Creepy, fascinating, and just plain “wow-inspiring”, fungi that can control the behavior of insects are an incredible story from the files of evolution. This moth likely met the end of its life at the hand (or mycelium?) of a Cordyceps fungus. Cordyceps is a genus of ascomycete fungi with at least 400 recognized species that are parasites of insects, arthropods, and other fungi. A group of us came upon this unfortunate moth during a student course to Costa Rica that I led in January 2012. We found it just days after one student had put finding one of the infamous fungi-infested insects at the top of her list. (I wish she had given us her complete top ten list, we may have seen even more incredible things than we did.)
Although we couldn’t be completely certain that it was a Cordyceps infection, there were several tell-tail signs that it was. First of all, the dead moth has a bunch of threadlike, fruiting bodies extending in all directions, which are responsible for dispersing spores. Second, the moth died in an exposed location, which may have been orchestrated, zombie-like, by the fungus itself. Cordyceps is known to have the ability to control an insect’s end-of-life wanderings, which it benefits from by increasing the likelihood that its spores are dispersed to new hosts.
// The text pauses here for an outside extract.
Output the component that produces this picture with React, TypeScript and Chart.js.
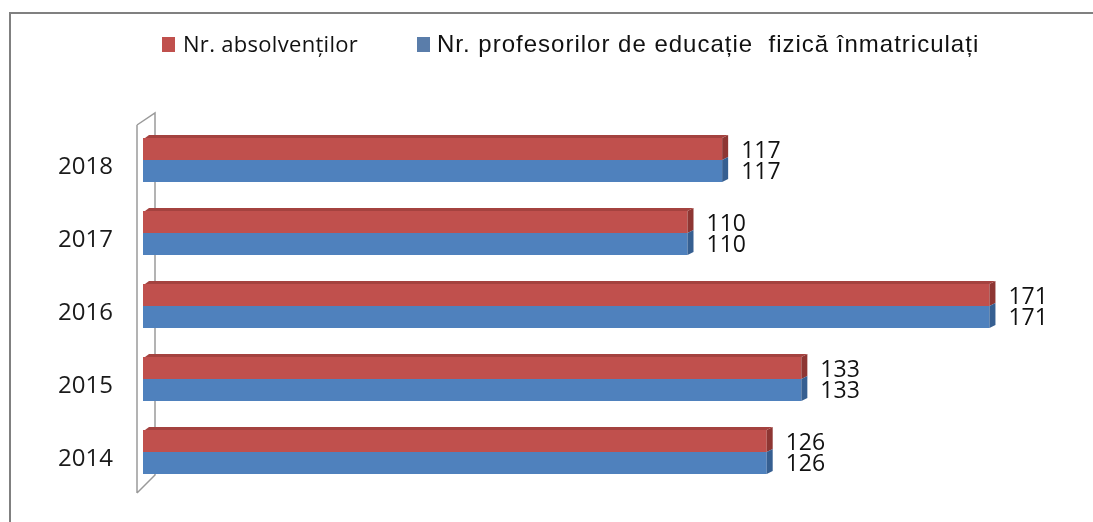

Want to watch a Cordyceps infection in action? Take a look at this incredible video clip:
So what’s an insect to do in the face of such a formidable parasite? A recent study of ant colonies in Brazil found that there is a different parasite that uses Cordyceps as a host and essentially “castrates it” before the infection is complete. This three-species interaction is another good example of the ecological complexity out there in the world that we are still, slowly getting a handle on.
If anyone has other ideas about what caused the demise of this moth, please let me know.